Do this
Retype, exactly as they stand, the lines from the start of the data to the line that contains "4.10, 4.13, 4.17, 4.21, 4.26];", both ends included. Leave the pictures out.
[START Information shown]
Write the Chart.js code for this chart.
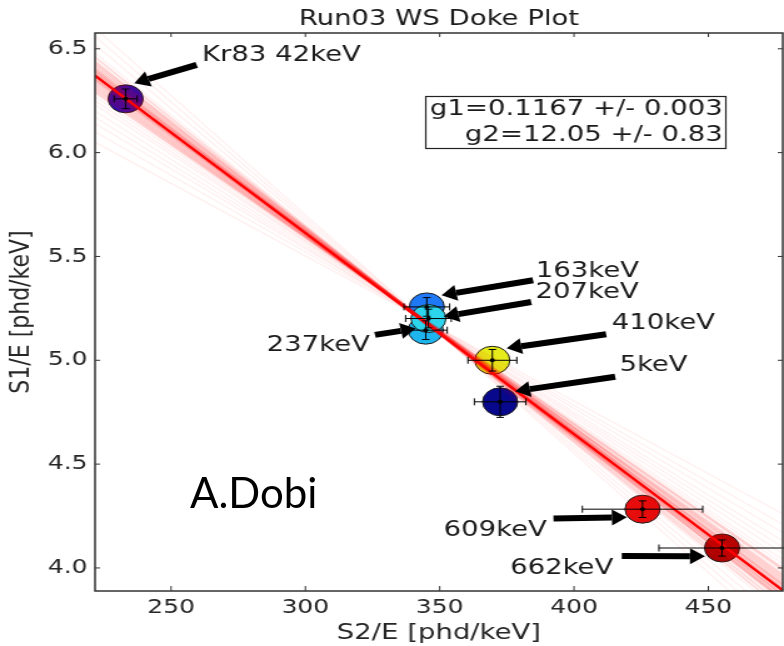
<!DOCTYPE html>
<html>
<head>
<meta charset="utf-8">
<script src="https://cdn.jsdelivr.net/npm/chart.js@4.4.1/dist/chart.umd.min.js"></script>
<style>
  html, body { margin: 0; padding: 0; background: #fff; }
  #wrap { position: relative; width: 784px; height: 646px; overflow: hidden; }
  #doke { display: block; }
  #author { position: absolute; left: 190px; top: 471px; font-family: Lato, sans-serif;
            font-size: 42px; line-height: 42px; color: #000; white-space: nowrap; }
</style>
</head>
<body>
<div id="wrap">
  <!-- drawn narrow, shown wide: the plot is horizontally stretched -->
  <canvas id="doke" width="627" height="646" style="width:784px;height:646px"></canvas>
  <div id="author">A.Dobi</div>
</div>
<script>
// calibration lines, drawn bottom to top
const lineNames = ['Kr83 42keV', '5keV', '163keV', '237keV', '207keV', '410keV', '609keV', '662keV'];
const s2Vals = [233.1, 372.5, 345.2, 344.8, 345.8, 369.6, 425.5, 455.1];   // S2/E [phd/keV]
const s1Vals = [6.259, 4.800, 5.257, 5.145, 5.201, 5.000, 4.283, 4.096];   // S1/E [phd/keV]
const s2Err  = [4.3, 9.6, 8.5, 8.0, 8.5, 9.1, 22.4, 23.5];
const s1Err  = [0.047, 0.075, 0.045, 0.045, 0.045, 0.052, 0.040, 0.039];
const pointColors = ['#2a0cb0', '#08088c', '#1f78f5', '#1eb4ee', '#2cd4ec', '#e6ec1c', '#e60d0d', '#a80404'];

// best fit and resampled fits, given as S1/E at the two ends of the x range
const fitX = [221.7, 477.7];
const fitBest = [6.371, 3.892];
const fitSpreadLeft  = [6.60, 6.56, 6.52, 6.48, 6.46, 6.44, 6.43, 6.42, 6.41, 6.40, 6.40, 6.39, 6.39, 6.38, 6.38,
                        6.37, 6.37, 6.36, 6.36, 6.35, 6.35, 6.34, 6.33, 6.32, 6.31, 6.30, 6.29, 6.27, 6.25, 6.23,
                        6.20, 6.17, 6.14, 6.10, 6.05];
const fitSpreadRight = [3.66, 3.70, 3.74, 3.78, 3.80, 3.82, 3.84, 3.85, 3.86, 3.87, 3.85, 3.87, 3.89, 3.88, 3.90,
                        3.89, 3.91, 3.90, 3.92, 3.92, 3.94, 3.93, 3.95, 3.96, 3.97, 3.99, 4.00, 4.02, 4.04, 4.07,
                        4.10, 4.13, 4.17, 4.21, 4.26];

const xTicks = [250, 300, 350, 400, 450];
const yTicks = [4.0, 4.5, 5.0, 5.5, 6.0, 6.5];
const fitText = ['g1=0.1167 +/- 0.003', 'g2=12.05 +/- 0.83'];

// arrow tip, arrow tail and label anchor, in px relative to each point
const callouts = [
  { tip: [6.9, -15.7],  tail: [56.8, -34],  text: [61, -38.2],   align: 'left' },
  { tip: [12, -10.6],   tail: [92, -25],    text: [95.4, -30.6], align: 'left' },
  { tip: [11.8, -11.6], tail: [85, -26.6],  text: [87.2, -30],   align: 'left' },
  { tip: [-8, -1.6],    tail: [-40.6, 4.7], text: [-44.6, 20.7], align: 'right' },
  { tip: [12.2, -2],    tail: [82.2, -16.6],text: [85.6, -20.3], align: 'left' },
  { tip: [11.4, -12],   tail: [91, -26],    text: [95.5, -31],   align: 'left' },
  { tip: [-12.5, 8],    tail: [-71.2, 9.3], text: [-76.5, 27],   align: 'right' },
  { tip: [-13.6, 8.3],  tail: [-80.2, 8],   text: [-87, 26.3],   align: 'right' }
];

Chart.defaults.font.family = '"DejaVu Sans", sans-serif';

function arrow(ctx, x0, y0, x1, y1) {
  const a = Math.atan2(y1 - y0, x1 - x0);
  const head = 12, half = 8;
  const bx = x1 - head * Math.cos(a), by = y1 - head * Math.sin(a);
  ctx.lineWidth = 6;
  ctx.lineCap = 'butt';
  ctx.beginPath(); ctx.moveTo(x0, y0); ctx.lineTo(bx, by); ctx.stroke();
  ctx.beginPath();
  ctx.moveTo(x1, y1);
  ctx.lineTo(bx + half * Math.sin(a), by - half * Math.cos(a));
  ctx.lineTo(bx - half * Math.sin(a), by + half * Math.cos(a));
  ctx.closePath();
  ctx.fill();
}

const decorations = {
  id: 'decorations',
  afterDatasetsDraw(chart) {
    const { ctx, scales: { x, y } } = chart;
    ctx.save();
    ctx.strokeStyle = '#000';
    ctx.fillStyle = '#000';
    ctx.lineWidth = 1;
    s2Vals.forEach((v, i) => {
      const px = x.getPixelForValue(v), py = y.getPixelForValue(s1Vals[i]);
      const x0 = x.getPixelForValue(v - s2Err[i]), x1 = x.getPixelForValue(v + s2Err[i]);
      const y0 = y.getPixelForValue(s1Vals[i] - s1Err[i]), y1 = y.getPixelForValue(s1Vals[i] + s1Err[i]);
      ctx.beginPath();
      ctx.moveTo(x0, py); ctx.lineTo(x1, py);
      ctx.moveTo(x0, py - 3.5); ctx.lineTo(x0, py + 3.5);
      ctx.moveTo(x1, py - 3.5); ctx.lineTo(x1, py + 3.5);
      ctx.moveTo(px, y0); ctx.lineTo(px, y1);
      ctx.moveTo(px - 3, y0); ctx.lineTo(px + 3, y0);
      ctx.moveTo(px - 3, y1); ctx.lineTo(px + 3, y1);
      ctx.stroke();
      ctx.beginPath(); ctx.arc(px, py, 2, 0, Math.PI * 2); ctx.fill();
    });
    ctx.restore();
  },
  afterDraw(chart) {
    const { ctx, chartArea: area, scales: { x, y } } = chart;
    ctx.save();
    // axes frame with inward ticks on all four sides
    ctx.strokeStyle = '#333';
    ctx.lineWidth = 1.5;
    ctx.strokeRect(area.left, area.top, area.right - area.left, area.bottom - area.top);
    ctx.lineWidth = 1;
    ctx.beginPath();
    xTicks.forEach(v => {
      const px = x.getPixelForValue(v);
      ctx.moveTo(px, area.bottom); ctx.lineTo(px, area.bottom - 5);
      ctx.moveTo(px, area.top); ctx.lineTo(px, area.top + 4);
    });
    yTicks.forEach(v => {
      const py = y.getPixelForValue(v);
      ctx.moveTo(area.left, py); ctx.lineTo(area.left + 4, py);
      ctx.moveTo(area.right, py); ctx.lineTo(area.right - 4, py);
    });
    ctx.stroke();

    // energy callouts
    ctx.strokeStyle = '#000';
    ctx.font = '22px "DejaVu Sans"';
    ctx.textBaseline = 'alphabetic';
    callouts.forEach((c, i) => {
      const px = x.getPixelForValue(s2Vals[i]), py = y.getPixelForValue(s1Vals[i]);
      ctx.fillStyle = '#000';
      arrow(ctx, px + c.tail[0], py + c.tail[1], px + c.tip[0], py + c.tip[1]);
      ctx.fillStyle = '#1a1a1a';
      ctx.textAlign = c.align;
      ctx.fillText(lineNames[i], px + c.text[0], py + c.text[1]);
    });

    // fit result box
    ctx.fillStyle = '#fff';
    ctx.fillRect(340.5, 96.5, 240, 52);
    ctx.strokeStyle = '#222';
    ctx.lineWidth = 1.2;
    ctx.strokeRect(340.5, 96.5, 240, 52);
    ctx.fillStyle = '#1a1a1a';
    ctx.textAlign = 'right';
    ctx.fillText(fitText[0], 578, 115);
    ctx.fillText(fitText[1], 578, 141);
    ctx.restore();
  }
};

const datasets = [{
  type: 'line',
  data: fitX.map((v, i) => ({ x: v, y: fitBest[i] })),
  borderColor: '#ff0000',
  borderWidth: 2.4,
  pointRadius: 0,
  clip: 0
}];
fitSpreadLeft.forEach((l, i) => {
  // resampled fits far from the best fit are drawn fainter
  const near = Math.abs(l - fitBest[0]) < 0.09;
  datasets.push({
    type: 'line',
    data: [{ x: fitX[0], y: l }, { x: fitX[1], y: fitSpreadRight[i] }],
    borderColor: near ? 'rgba(255,0,0,0.14)' : 'rgba(255,0,0,0.06)',
    borderWidth: near ? 2 : 1.5,
    pointRadius: 0,
    clip: 0
  });
});
datasets.push({
  type: 'scatter',
  data: s2Vals.map((v, i) => ({ x: v, y: s1Vals[i] })),
  pointBackgroundColor: pointColors,
  pointBorderColor: '#1a1a1a',
  pointBorderWidth: 1,
  pointRadius: 14,
  clip: 0
});

new Chart(document.getElementById('doke'), {
  type: 'scatter',
  data: { datasets },
  options: {
    responsive: false,
    animation: false,
    events: [],
    layout: { autoPadding: false, padding: { left: 0, right: 1, top: 0, bottom: 0 } },
    plugins: {
      legend: { display: false },
      tooltip: { enabled: false },
      title: {
        display: true,
        fullSize: false,
        text: 'Run03 WS Doke Plot',
        color: '#1a1a1a',
        font: { size: 22, weight: 'normal', lineHeight: 1 },
        padding: { top: 8, bottom: 3 }
      }
    },
    scales: {
      x: {
        type: 'linear',
        min: fitX[0],
        max: fitX[1],
        afterBuildTicks: s => { s.ticks = xTicks.map(v => ({ value: v })); },
        afterFit: s => { s.height = 55; },
        grid: { display: false, drawTicks: false },
        border: { display: false },
        ticks: { padding: 5, color: '#262626', font: { size: 20 }, maxRotation: 0 },
        title: { display: true, text: 'S2/E [phd/keV]', color: '#262626',
                 font: { size: 22, lineHeight: 1 }, padding: { top: 0, bottom: 2 } }
      },
      y: {
        type: 'linear',
        min: 3.889,
        max: 6.576,
        afterBuildTicks: s => { s.ticks = yTicks.map(v => ({ value: v })); },
        afterFit: s => { s.width = 76; },
        grid: { display: false, drawTicks: false },
        border: { display: false },
        ticks: { padding: 6, color: '#262626', font: { size: 20 }, callback: v => v.toFixed(1) },
        title: { display: true, text: 'S1/E [phd/keV]', color: '#262626',
                 font: { size: 22, lineHeight: 1 }, padding: { top: 6, bottom: 0 } }
      }
    }
  },
  plugins: [decorations]
});
</script>
</body>
</html>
[END Information shown]
Full solution
Write the Chart.js code for this chart.
<!DOCTYPE html>
<html>
<head>
<meta charset="utf-8">
<script src="https://cdn.jsdelivr.net/npm/chart.js@4.4.1/dist/chart.umd.min.js"></script>
<style>
  html, body { margin: 0; padding: 0; background: #fff; }
  #wrap { position: relative; width: 784px; height: 646px; overflow: hidden; }
  #doke { display: block; }
  #author { position: absolute; left: 190px; top: 471px; font-family: Lato, sans-serif;
            font-size: 42px; line-height: 42px; color: #000; white-space: nowrap; }
</style>
</head>
<body>
<div id="wrap">
  <!-- drawn narrow, shown wide: the plot is horizontally stretched -->
  <canvas id="doke" width="627" height="646" style="width:784px;height:646px"></canvas>
  <div id="author">A.Dobi</div>
</div>
<script>
// calibration lines, drawn bottom to top
const lineNames = ['Kr83 42keV', '5keV', '163keV', '237keV', '207keV', '410keV', '609keV', '662keV'];
const s2Vals = [233.1, 372.5, 345.2, 344.8, 345.8, 369.6, 425.5, 455.1];   // S2/E [phd/keV]
const s1Vals = [6.259, 4.800, 5.257, 5.145, 5.201, 5.000, 4.283, 4.096];   // S1/E [phd/keV]
const s2Err  = [4.3, 9.6, 8.5, 8.0, 8.5, 9.1, 22.4, 23.5];
const s1Err  = [0.047, 0.075, 0.045, 0.045, 0.045, 0.052, 0.040, 0.039];
const pointColors = ['#2a0cb0', '#08088c', '#1f78f5', '#1eb4ee', '#2cd4ec', '#e6ec1c', '#e60d0d', '#a80404'];

// best fit and resampled fits, given as S1/E at the two ends of the x range
const fitX = [221.7, 477.7];
const fitBest = [6.371, 3.892];
const fitSpreadLeft  = [6.60, 6.56, 6.52, 6.48, 6.46, 6.44, 6.43, 6.42, 6.41, 6.40, 6.40, 6.39, 6.39, 6.38, 6.38,
                        6.37, 6.37, 6.36, 6.36, 6.35, 6.35, 6.34, 6.33, 6.32, 6.31, 6.30, 6.29, 6.27, 6.25, 6.23,
                        6.20, 6.17, 6.14, 6.10, 6.05];
const fitSpreadRight = [3.66, 3.70, 3.74, 3.78, 3.80, 3.82, 3.84, 3.85, 3.86, 3.87, 3.85, 3.87, 3.89, 3.88, 3.90,
                        3.89, 3.91, 3.90, 3.92, 3.92, 3.94, 3.93, 3.95, 3.96, 3.97, 3.99, 4.00, 4.02, 4.04, 4.07,
                        4.10, 4.13, 4.17, 4.21, 4.26];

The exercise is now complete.